Spatial, polarization and angular characteristics of external conical refraction

Abstract

Appearance of two rings of external conical refraction (ECR) is investigated theoretically within the plane-wave approximation. The hollow cone of ECR is the cone of normals inside a crystal. Due to a birefringence, two sets of isonormal waves are related to the cone. One set forms a filament of rays directed along the biradial, and the other set generates the hollow cone of rays. The apex angle of the cone is nearly twice as large as that of the cone of normals and its axis is close to the direction of the biradial.
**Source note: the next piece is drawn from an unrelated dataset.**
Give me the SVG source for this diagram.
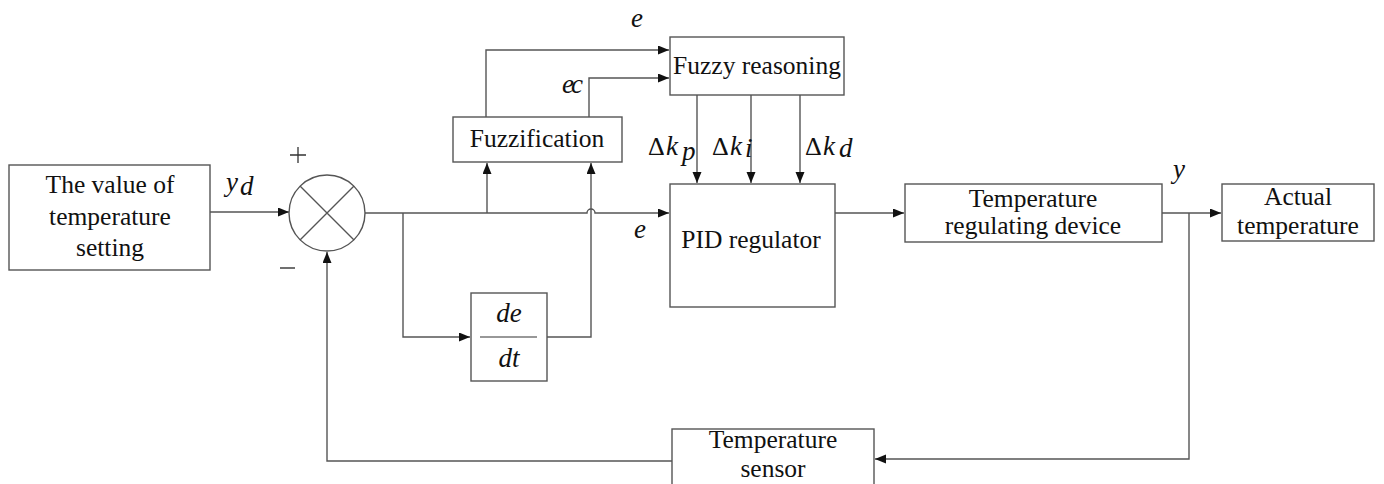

After leaving the exit facet of a crystal plate, the ray filament spreads into a cone again, and the ray cone gives rise to a second outer cone so that two nonconcentric rings appear at a screen behind the plate. Polarization states at the neighbouring points of the rings lying on one radius are mutually perpendicular. Numerical calculations were performed for crystals with moderate and large optical anisotropy, namely KGd(WO4)2, ammonium oxalate, L-N-(5-Nitro-2-peridyl)leucinol and sulfur. Dispersion of the angle of ECR, the apex angle of the cone of incident (from air) waves and the ray cone is calculated for three tungstate crystals, KGd(WO4)2, KLu(WO4)2, and KY(WO4)2.